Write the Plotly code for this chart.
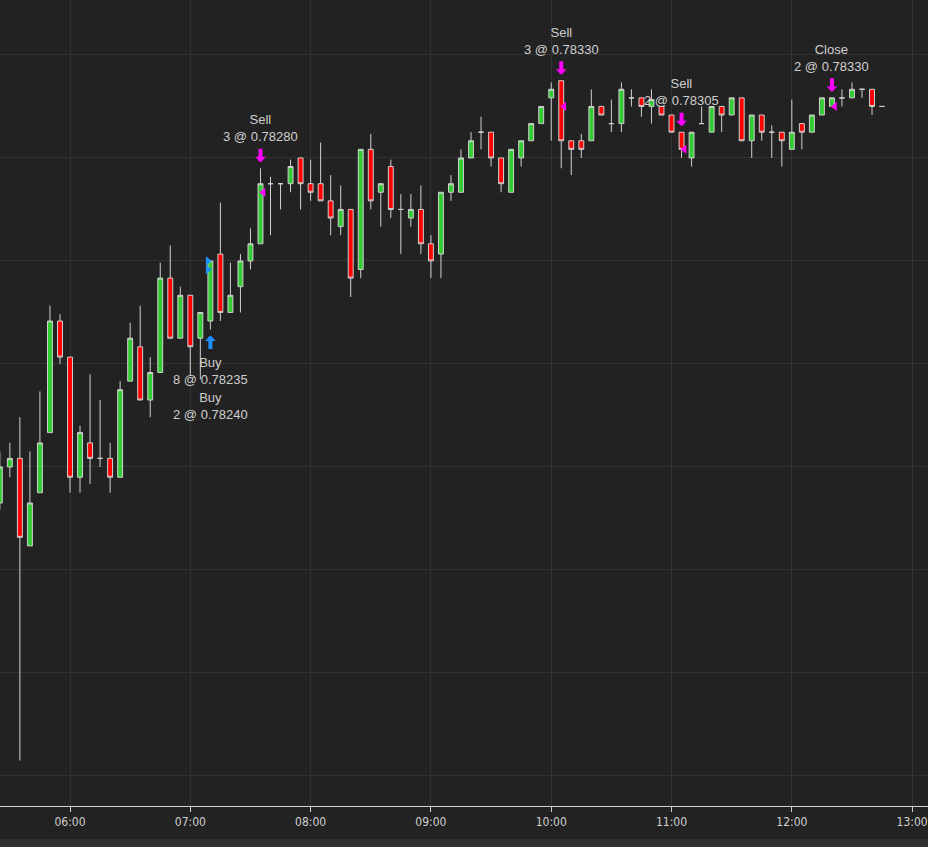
import pandas as pd
import plotly.graph_objects as go

# 5 minute bars
day = '2023-05-12 '
bar_times = pd.date_range(day + '05:25', day + '12:45', freq='5min')

opens = [0.78099, 0.78120, 0.78125, 0.78074, 0.78105, 0.78140, 0.78205, 0.78184, 0.78114, 0.78134,
         0.78125, 0.78125, 0.78114, 0.78170, 0.78190, 0.78159, 0.78175, 0.78230, 0.78195, 0.78220,
         0.78195, 0.78205, 0.78244, 0.78210, 0.78225, 0.78240, 0.78250, 0.78285, 0.78285, 0.78285,
         0.78300, 0.78285, 0.78285, 0.78275, 0.78260, 0.78270, 0.78235, 0.78305, 0.78280, 0.78295,
         0.78270, 0.78265, 0.78270, 0.78250, 0.78244, 0.78280, 0.78280, 0.78300, 0.78315, 0.78315,
         0.78300, 0.78280, 0.78300, 0.78310, 0.78320, 0.78335, 0.78345, 0.78310, 0.78310, 0.78310,
         0.78330, 0.78320, 0.78320, 0.78335, 0.78335, 0.78330, 0.78330, 0.78325, 0.78315, 0.78300,
         0.78320, 0.78315, 0.78330, 0.78325, 0.78335, 0.78310, 0.78325, 0.78315, 0.78315, 0.78305,
         0.78320, 0.78315, 0.78325, 0.78330, 0.78335, 0.78335, 0.78340, 0.78340, 0.78330]
highs = [0.78129, 0.78134, 0.78149, 0.78129, 0.78164, 0.78214, 0.78209, 0.78184, 0.78144, 0.78174,
         0.78159, 0.78134, 0.78170, 0.78204, 0.78214, 0.78184, 0.78239, 0.78249, 0.78225, 0.78220,
         0.78210, 0.78240, 0.78274, 0.78239, 0.78244, 0.78259, 0.78294, 0.78289, 0.78285, 0.78299,
         0.78300, 0.78299, 0.78309, 0.78290, 0.78284, 0.78270, 0.78305, 0.78314, 0.78285, 0.78299,
         0.78279, 0.78279, 0.78284, 0.78255, 0.78280, 0.78290, 0.78305, 0.78315, 0.78324, 0.78315,
         0.78300, 0.78305, 0.78310, 0.78320, 0.78330, 0.78344, 0.78345, 0.78310, 0.78314, 0.78340,
         0.78330, 0.78334, 0.78344, 0.78340, 0.78335, 0.78340, 0.78330, 0.78325, 0.78315, 0.78315,
         0.78330, 0.78330, 0.78330, 0.78335, 0.78335, 0.78325, 0.78325, 0.78319, 0.78315, 0.78334,
         0.78320, 0.78325, 0.78335, 0.78335, 0.78340, 0.78344, 0.78340, 0.78340, 0.78330]
lows = [0.78095, 0.78114, 0.77949, 0.78074, 0.78105, 0.78140, 0.78180, 0.78105, 0.78105, 0.78110,
        0.78120, 0.78105, 0.78114, 0.78170, 0.78159, 0.78149, 0.78175, 0.78195, 0.78195, 0.78173,
        0.78171, 0.78200, 0.78205, 0.78210, 0.78210, 0.78235, 0.78250, 0.78255, 0.78270, 0.78280,
        0.78270, 0.78275, 0.78275, 0.78255, 0.78255, 0.78219, 0.78230, 0.78270, 0.78260, 0.78265,
        0.78244, 0.78260, 0.78244, 0.78230, 0.78230, 0.78275, 0.78280, 0.78300, 0.78305, 0.78295,
        0.78280, 0.78280, 0.78295, 0.78310, 0.78320, 0.78310, 0.78294, 0.78290, 0.78300, 0.78310,
        0.78325, 0.78315, 0.78315, 0.78330, 0.78324, 0.78320, 0.78325, 0.78315, 0.78300, 0.78295,
        0.78320, 0.78315, 0.78315, 0.78325, 0.78310, 0.78300, 0.78310, 0.78300, 0.78295, 0.78305,
        0.78305, 0.78315, 0.78325, 0.78330, 0.78330, 0.78335, 0.78335, 0.78325, 0.78330]
closes = [0.78120, 0.78125, 0.78079, 0.78099, 0.78134, 0.78205, 0.78184, 0.78114, 0.78140, 0.78125,
          0.78125, 0.78114, 0.78165, 0.78195, 0.78159, 0.78175, 0.78230, 0.78195, 0.78220, 0.78190,
          0.78210, 0.78240, 0.78210, 0.78220, 0.78240, 0.78250, 0.78285, 0.78285, 0.78285, 0.78295,
          0.78285, 0.78280, 0.78275, 0.78265, 0.78270, 0.78230, 0.78305, 0.78275, 0.78285, 0.78270,
          0.78270, 0.78270, 0.78250, 0.78240, 0.78280, 0.78285, 0.78300, 0.78310, 0.78315, 0.78300,
          0.78285, 0.78305, 0.78310, 0.78320, 0.78330, 0.78340, 0.78310, 0.78305, 0.78305, 0.78330,
          0.78325, 0.78320, 0.78340, 0.78335, 0.78330, 0.78334, 0.78325, 0.78315, 0.78305, 0.78315,
          0.78320, 0.78330, 0.78325, 0.78335, 0.78310, 0.78325, 0.78315, 0.78315, 0.78310, 0.78315,
          0.78315, 0.78325, 0.78335, 0.78335, 0.78335, 0.78340, 0.78340, 0.78330, 0.78330]

# executions
trade_bars = ['07:10', '07:10', '07:35', '10:05', '11:05', '12:20']
trade_sides = ['Buy', 'Buy', 'Sell', 'Sell', 'Sell', 'Close']
trade_qty = [8, 2, 3, 3, 2, 2]
trade_prices = [0.78235, 0.78240, 0.78280, 0.78330, 0.78305, 0.78330]

bg = '#222222'
grid = '#323232'
axis_col = '#d0d0d0'
text_col = '#cfcfcf'
buy_col = '#1e90ff'
sell_col = '#ff00ff'

df = pd.DataFrame({'open': opens, 'high': highs, 'low': lows, 'close': closes}, index=bar_times)

fig = go.Figure()

fig.add_trace(go.Candlestick(x=df.index, open=df['open'], high=df['high'], low=df['low'], close=df['close'],
                             increasing=dict(line=dict(color=axis_col, width=1), fillcolor='#32cd32'),
                             decreasing=dict(line=dict(color=axis_col, width=1), fillcolor='#ff0000'),
                             whiskerwidth=0, showlegend=False))

buy_t, buy_p, sell_t, sell_p = [], [], [], []
annotations = []
stack = {}
for t, side, qty, price in zip(trade_bars, trade_sides, trade_qty, trade_prices):
    ts = pd.Timestamp(day + t)
    bar = df.loc[ts]
    label = f'{side}<br>{qty} @ {price:.5f}'
    n = stack.get(ts, 0)
    stack[ts] = n + 1
    if side == 'Buy':
        buy_t.append(ts - pd.Timedelta(seconds=75))
        buy_p.append(price)
        if n == 0:
            annotations.append(dict(x=ts, y=bar['low'], yshift=-6, ax=0, ay=15, text='', showarrow=True,
                                    arrowhead=1, arrowwidth=4, arrowsize=0.45, arrowcolor=buy_col))
        annotations.append(dict(x=ts, y=bar['low'], yshift=-23 - 35 * n, yanchor='top', text=label,
                                showarrow=False, font=dict(color=text_col, size=13)))
    else:
        sell_t.append(ts + pd.Timedelta(seconds=85))
        sell_p.append(price)
        annotations.append(dict(x=ts, y=bar['high'], yshift=6, ax=0, ay=-15, text='', showarrow=True,
                                arrowhead=1, arrowwidth=4, arrowsize=0.45, arrowcolor=sell_col))
        annotations.append(dict(x=ts, y=bar['high'], yshift=22, yanchor='bottom', text=label,
                                showarrow=False, font=dict(color=text_col, size=13)))

fig.add_trace(go.Scatter(x=buy_t, y=buy_p, mode='markers', showlegend=False, hoverinfo='skip',
                         marker=dict(symbol='triangle-right', size=8, color=buy_col)))
fig.add_trace(go.Scatter(x=sell_t, y=sell_p, mode='markers', showlegend=False, hoverinfo='skip',
                         marker=dict(symbol='triangle-left', size=8, color=sell_col)))

fig.update_layout(
    width=928, height=847,
    margin=dict(l=0, r=0, t=0, b=41),
    paper_bgcolor=bg, plot_bgcolor=bg,
    font=dict(family='Arial, Liberation Sans, sans-serif', color=text_col),
    annotations=annotations,
    shapes=[dict(type='rect', xref='paper', yref='paper', x0=0, x1=1, y0=-41 / 806, y1=-33 / 806,
                 fillcolor='#2f2f2f', line=dict(width=0), layer='below')],
    hovermode=False,
)

fig.update_xaxes(type='date', range=[day + '05:25:05', day + '13:07:55'],
                 rangeslider=dict(visible=False),
                 dtick=3600000, tickformat='%H:%M',
                 showgrid=True, gridcolor=grid, gridwidth=1, zeroline=False,
                 showline=True, linecolor=axis_col, linewidth=1,
                 ticks='outside', ticklen=5, tickcolor=axis_col,
                 tickfont=dict(family='Liberation Sans Narrow, DejaVu Sans Condensed, Arial Narrow, sans-serif',
                               size=12, color=text_col),
                 automargin=False)
fig.update_yaxes(range=[0.779225, 0.783920], tick0=0.78, dtick=0.0006,
                 showgrid=True, gridcolor=grid, gridwidth=1, zeroline=False,
                 showticklabels=False, showline=False, automargin=False)

# page has a default 8px body margin; drop it so the chart fills the window
fig.write_html("out.html", config={'displayModeBar': False},
               post_script="document.body.style.margin='0';document.body.style.background='#222222';")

EXERCISE: What is the number of lines in the data holding the word "chart"? Reply with that number only.

WRITTEN RESPONSE: 2